Josielle da Costa dedicou oito dos 36 anos de idade à aviação. Comissária de bordo na companhia aérea Azul, também viu a carreira ser prejudicada pela crise.
– O número de demissões foi assustador - afirma.
Sem perspectiva de retomar a antiga ocupação, os amigos uniram um prazer em comum: cozinhar. Desde o início de abril, reinventaram-se para vender almoços que são entregues em marmitas de isopor.
O cardápio é variado, e cada refeição tem em torno de 600 gramas. Nhoque com carne de panela, arroz colorido de legumes e verduras; cubos de frango gratinado com alho poró, arroz branco e batata doce assada; escalopes de alcatra com molho madeira ou strogonoff – o prato de cada dia tem um preparo especial, segundo o empreendedor:
– A gente faz com cuidado, como se cozinhasse para nós. Tem um toque gourmet, com alimentos frescos, e por um preço justo para quem não tem tempo de fazer o almoço.
Na manhã desta segunda-feira (19), a reportagem de GZH acompanhou o início do preparo dos alimentos, antes das 8h – o pai de Ricardo, dono da cozinha utilizada pelos empreendedores, almoça rigorosamente ao meio-dia, e tudo precisa estar liberado logo após as 11h.
Para o preparo, o empresário e a comissária têm à disposição uma acolhedora área da residência, no morro Santa Tereza, zona sul de Porto Alegre. Utensílios da própria família, mesa de madeira e um fogão caseiro com quatro bocas, de forno convencional, são usados pela dupla.
O valor das quentinhas é de R$ 20. No preço, está incluída a entrega, desde que em locais próximos ao morro Santa Tereza - demais locais, a taxa é negociada. Quem leva é o próprio cozinheiro, para garantir que a embalagem não sofrerá qualquer dano no caminho.
– Nunca imaginei fazer isso, mas preciso trabalhar. Por enquanto pode não ser uma grande fonte de renda, mas mantém a mente ocupada, coloca a cabeça pra funcionar - defende Gonçalves.
Os sócios querem ainda ter uma máquina de cartão de crédito. Atualmente, o pagamento é por transferência bancária via Pix, uma forma de evitar contato para não correr o risco de disseminar o coronavírus.

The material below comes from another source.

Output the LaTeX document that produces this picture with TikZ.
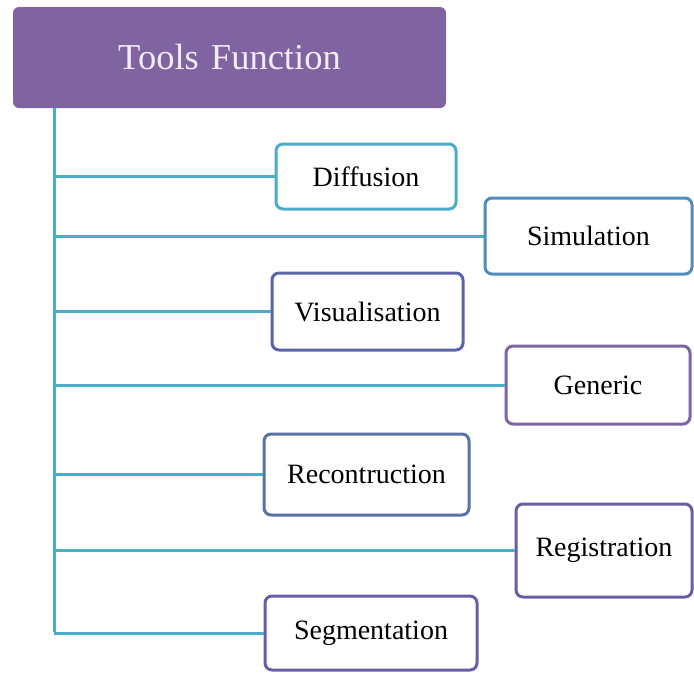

Outro objetivo é adquirir um fogão industrial, possibilitando ampliar a capacidade de produção. A contratação de uma terceira pessoa para ajudar no preparo também é estudada, caso a demanda cresça.
– Exige mais do nosso esforço, mas totalmente necessário a gente se reinventar. E entregar comida, entregar sabores, é uma arte também - compara Josielle.
Em março, o publicitário fez um post no Facebook, desabafo que gerou uma rede de apoio de quem sofre situação semelhante devido à suspensão de festas e cancelamento de contratos.
Especialista em marketing, o agora chef relembra os eventos com grande público no passado. De executivo de contas em veículos de comunicação, foi responsável por campanhas de uma rede de fast food internacional. Com a abertura da própria agência, a InventoAll Eventos e Negócios, alcançou autonomia para manter a casa e os custos com a faculdade dos dois filhos. O desejo é retomar essa companhia quando a pandemia estiver controlada, período chamado de “hibernação”.
Na Comidaria Posati & Aromi, tudo é novo. E incerto. Mas eles são otimistas.
– Isso tudo vai passar. A gente já teve crises de todos os tipos. Tendo saúde, recuperamos - garante o empresário.